The file history further supports this interpretation. As quoted in the preceding "extending laterally" discussion, American Permahedge unambiguously represented to the Patent Office in response to the Goodridge prior art rejection that a Christmas tree branch configuration having needles radiating in all directions (as in the Goodridge patent) could not constitute a "planar array." The accused Barcana product, on the "planar array" issue, seems remarkably similar to the Christmas tree branch of Goodridge. The Barcana product has needles that are not flat, but rather, protrude at various angles in a three-dimensional arc. In much the same way that Goodridge's needles did not form a flat plane in the patentee's own words, the needles of the accused product do not. The "planar array" limitation is not met literally by the accused product.



We next turn to the issue of whether the "planar array" limitation is met under the doctrine of equivalents. Even if literal infringement does not lie, the accused product may still infringe under the doctrine of equivalents if, and only if, the differences between the claimed and accused products are insubstantial. See Hilton Davis Chem. Co. v. Warner-Jenkinson Co., 62 F.3d 1512, 1518, 35 USPQ2d 1641, 1645 (Fed.Cir.1995) (in banc ), cert. granted, --- U.S. ----, 116 S.Ct. 1014, 134 L.Ed.2d 95 (1996) (No. 95-728). However, the application of the doctrine of equivalents is limited by the doctrine of prosecution history estoppel, which bars a patentee from asserting as an equivalent subject matter previously surrendered during prosecution of the patent application. Southwall Techs., Inc. v. Cardinal IG Co., 54 F.3d 1570, 1579, 34 USPQ2d 1673, 1679 (Fed.Cir.), cert. denied, --- U.S. ----, 116 S.Ct. 515, 133 L.Ed.2d 424 (1995). Application of the doctrine of prosecution history estoppel raises a question of law which we review de novo. Id.
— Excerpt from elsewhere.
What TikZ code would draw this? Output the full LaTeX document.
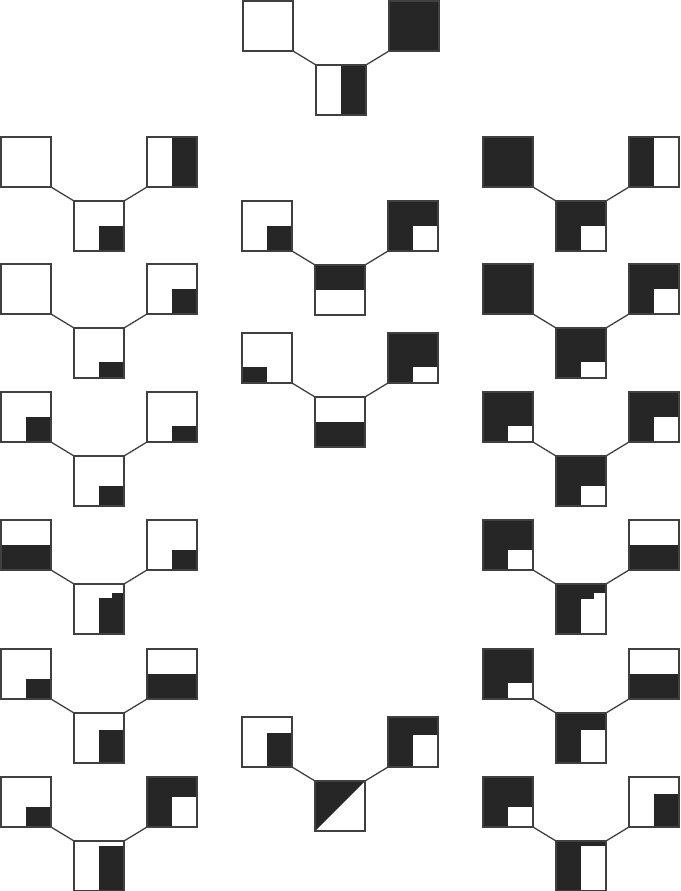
\documentclass[tikz,border=0pt]{standalone}

\tikzset{
  cell/.style={draw=black!75, line width=1.3pt, minimum size=50pt,
    inner sep=0pt, outer sep=0pt, anchor=north west},
  link/.style={draw=black!75, line width=1.3pt},
  ink/.style={fill=black!85},
  paper/.style={fill=white},
}

% fills inside a cell, in fractions of its side (y runs down)
\newcommand{\blk}[4]{\fill[ink] (#1*50,#2*50) rectangle (#3*50,#4*50);}
\newcommand{\wht}[4]{\fill[paper] (#1*50,#2*50) rectangle (#3*50,#4*50);}
\newcommand{\full}{\blk{0}{0}{1}{1}}
\newcommand{\tri}{\fill[ink] (0,0) -- (50,0) -- (0,50) -- cycle;}

% one V: left cell, right cell, bottom cell
\newcommand{\motif}[6]{
  \begin{scope}[shift={(#2,#3)}] #4 \end{scope}
  \begin{scope}[shift={(#2+146,#3)}] #5 \end{scope}
  \begin{scope}[shift={(#2+73,#3+64)}] #6 \end{scope}
  \node[cell] (#1l) at (#2,#3) {};
  \node[cell] (#1r) at (#2+146,#3) {};
  \node[cell] (#1b) at (#2+73,#3+64) {};
  \draw[link] (#1l.south east) -- (#1b.north west);
  \draw[link] (#1r.south west) -- (#1b.north east);
}

\begin{document}
\begin{tikzpicture}[x=1pt,y=-1pt]
  \useasboundingbox (0,0) rectangle (680,891);

  \motif{t}{243}{1}{}{\full}{\blk{.5}{0}{1}{1}}

  \begin{scope} % left column
    \motif{a1}{1}{137}{}{\blk{.5}{0}{1}{1}}{\blk{.5}{.5}{1}{1}}
    \motif{a2}{1}{264}{}{\blk{.5}{.5}{1}{1}}{\blk{.5}{.67}{1}{1}}
    \motif{a3}{1}{392}{\blk{.5}{.5}{1}{1}}{\blk{.5}{.67}{1}{1}}{\blk{.5}{.6}{1}{1}}
    \motif{a4}{1}{520}{\blk{0}{.5}{1}{1}}{\blk{.5}{.6}{1}{1}}{\blk{.5}{.27}{1}{1}\blk{.75}{.17}{1}{1}}
    \motif{a5}{1}{649}{\blk{.5}{.6}{1}{1}}{\blk{0}{.5}{1}{1}}{\blk{.5}{.33}{1}{1}}
    \motif{a6}{1}{777}{\blk{.5}{.6}{1}{1}}{\full\wht{.5}{.4}{1}{1}}{\blk{.5}{.1}{1}{1}}
  \end{scope}

  \begin{scope} % middle column
    \motif{m1}{242}{201}{\blk{.5}{.5}{1}{1}}{\full\wht{.5}{.5}{1}{1}}{\blk{0}{0}{1}{.5}}
    \motif{m2}{242}{333}{\blk{0}{.67}{.5}{1}}{\full\wht{.5}{.67}{1}{1}}{\blk{0}{.5}{1}{1}}
    \motif{m3}{242}{717}{\blk{.5}{.32}{1}{1}}{\full\wht{.5}{.36}{1}{1}}{\tri}
  \end{scope}

  \begin{scope} % right column
    \motif{r1}{483}{137}{\full}{\blk{0}{0}{.5}{1}}{\full\wht{.5}{.5}{1}{1}}
    \motif{r2}{483}{264}{\full}{\full\wht{.5}{.5}{1}{1}}{\full\wht{.5}{.67}{1}{1}}
    \motif{r3}{483}{392}{\full\wht{.5}{.67}{1}{1}}{\full\wht{.5}{.5}{1}{1}}{\full\wht{.5}{.6}{1}{1}}
    \motif{r4}{483}{520}{\full\wht{.5}{.6}{1}{1}}{\blk{0}{.5}{1}{1}}{\full\wht{.5}{.3}{1}{1}\wht{.75}{.17}{1}{1}}
    \motif{r5}{483}{649}{\full\wht{.5}{.67}{1}{1}}{\blk{0}{.5}{1}{1}}{\full\wht{.5}{.33}{1}{1}}
    \motif{r6}{483}{777}{\full\wht{.5}{.6}{1}{1}}{\blk{.5}{.33}{1}{1}}{\full\wht{.5}{.1}{1}{1}}
  \end{scope}
\end{tikzpicture}
\end{document}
The district court relied on the same prosecution history statement made by American Permahedge regarding the "planar array" limitation and the Goodridge patent discussed above, and held that prosecution history estoppel precludes a finding of infringement under the doctrine of equivalents. We agree with the district court. American Permahedge provided an unequivocal definition of the term "planar array," and specifically stated that an artificial Christmas tree branch that has needles extending in all directions is incapable of forming a "planar array." A competitor reviewing the file history must be able reasonably to rely on American Permahedge's representations and conclude that a product that has needles radiating in all directions does not meet the "planar array" limitation either literally or under the doctrine of equivalents. Cf. Dolly, Inc., 16 F.3d at 400, 29 USPQ2d at 1771 ("[T]he concept of equivalency cannot embrace a structure that is specifically excluded from the scope of the claims.").


American Permahedge, however, contends there should be no estoppel with respect to the claims in suit because the statements relied on by the district court were made in response to the Examiner's rejection of application claims 2 and 5, which were canceled. Prosecution history estoppel, however, is not limited to the claims with respect to which the applicant's statements were made. Southwall Techs., 54 F.3d at 1584, 34 USPQ2d at 1683. Rather, clear assertions made during prosecution in support of patentability, whether or not actually required to secure allowance, may create an estoppel. Id. at 1583, 34 USPQ2d at 1682. Such an estoppel arose when American Permahedge distinguished the prior art Goodridge patent on the basis of the "planar array" limitation and explained what cannot constitute a "planar array." Furthermore, in the context of literal infringement, it is well-settled that identical claim terms used in different claims must be interpreted consistently. Id. at 1579, 34 USPQ2d at 1679. Similarly, under the doctrine of equivalents, we see no reason to assign different ranges of equivalents for the identical term used in different claims in the same patent, absent an unmistakable indication to the contrary. This is particularly so because, during prosecution, the applicant may amend his claims to avoid the risk of estoppel.



Because the accused product does not meet the "planar array" limitation literally or under the doctrine of equivalents, we affirm the district court's holding of noninfringement.